Terry was dressed casually that night as usual, wearing a pull over sweater with a pair of denim jeans and some loafer shoes as he paced nervously just outside the recording studio in the hallway. While I was working on the background track, I knew he could overhear everything that was going on from there and I guess he just felt more comfortable being by himself. When I finally went out to get him, he was munching on part of a pizza he had ordered so I told him to put it away until after his vocal was over. Once the musicians left and he started singing, he settled down and once again displayed his versatility as he added his vocal touches to the melody. Afterward, I helped Terry finish the pizza outside in my car. He seemed to feel confident about how the session went and I couldn''t have been more pleased about the entire session.

I don''t remember hearing much about the recording after it was finished and released by Columbia. I''m pretty sure it sold a bit but I think being released on a major label was not the appropriate vehicle at that time. I think it would have had a better chance of succeeding on a label like Rendezvous or Challenge or Smash or some other smaller label which was better equipped for promoting Top 40 material. I never spent much time being concerned about a record once it was finished. I was always writing and thinking what I could do to try to promote my next production. After all, this was my part of the business … producing the product. I made the product and then turned it over to the people in charge of marketing it.

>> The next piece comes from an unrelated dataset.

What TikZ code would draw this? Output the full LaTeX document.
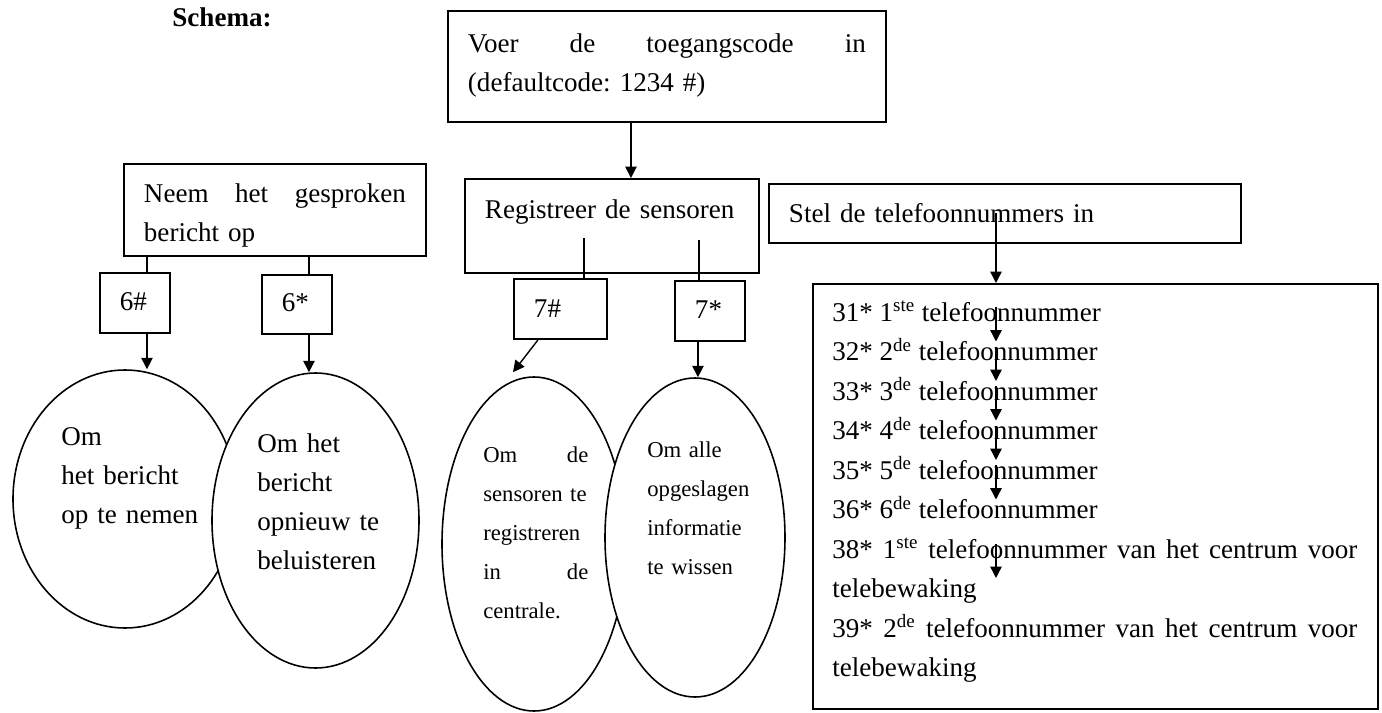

That might have been the end of the story except that Columbia ended up hiring Terry as a record producer. For months we hung out together at his new office, practicing songs and thinking up ideas for future projects. I remember noticing when Terry would receive his pay checks from the front office, he would simply store them in his desk drawer. Since I looked forward to any check that came my way at the time, I was fascinated by the fact he didn’t need the money and would just let it pile up before banking it. Those were fun days and sometimes we would go for lunch at this little BBQ place a few blocks from the studio.

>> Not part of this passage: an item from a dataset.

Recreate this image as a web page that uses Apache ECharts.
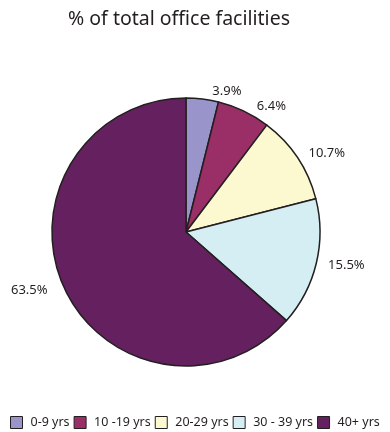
<!DOCTYPE html>
<html><head><meta charset="utf-8">
<script src="https://cdn.jsdelivr.net/npm/echarts@6/dist/echarts.min.js"></script>
<style>html,body{margin:0;padding:0;background:#fff}#c{width:390px;height:432px}</style>
</head><body><div id="c"></div>
<script>
var categories = ['0-9 yrs', '10 -19 yrs', '20-29 yrs', '30 - 39 yrs', '40+ yrs'];
var values = [3.9, 6.4, 10.7, 15.5, 63.5];
var colors = ['#9994CA', '#9A2F68', '#FCF9D0', '#D4EEF3', '#65215F'];
var chart = echarts.init(document.getElementById('c'));
chart.setOption({
  animation: false,
  title: { text: '% of total office facilities', left: 174, textAlign: 'center', top: 4,
    textStyle: { fontFamily: 'Noto Sans', fontSize: 19.5, fontWeight: 'normal', color: '#231F20' } },
  legend: {
    bottom: 3, left: 10, padding: 0, itemWidth: 12, itemHeight: 12, itemGap: 4,
    icon: 'rect',
    itemStyle: { borderColor: '#231F20', borderWidth: 1 },
    textStyle: { fontFamily: 'Noto Sans', fontSize: 12.5, color: '#231F20', padding: [0, 0, 0, 3] },
    data: categories
  },
  series: [{
    type: 'pie', center: [186, 232], radius: 134, startAngle: 90, clockwise: true,
    itemStyle: { borderColor: '#231F20', borderWidth: 1.5 },
    label: { show: true, position: 'outside', overflow: 'none', formatter: function(p){ return p.value.toFixed(1) + '%'; },
      fontFamily: 'Noto Sans', fontSize: 13, color: '#231F20' },
    labelLine: { show: false, length: 8, length2: 4 },
    emphasis: { disabled: true },
    data: categories.map(function(c, i){ return { name: c, value: values[i], itemStyle: { color: colors[i] } }; })
  }]
});
</script></body></html>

Eventually Terry and I went our separate ways and he went on to become one of the most successful producers, songwriters and vocalists of the decade. Although we lost touch through the years, I continued to keep track of his career and was very sad and shocked to hear about his premature death in November of 2006. However, his passing recalled those days of Terry’s first steps into popular music history and the time we shared together making his first record over forty years ago.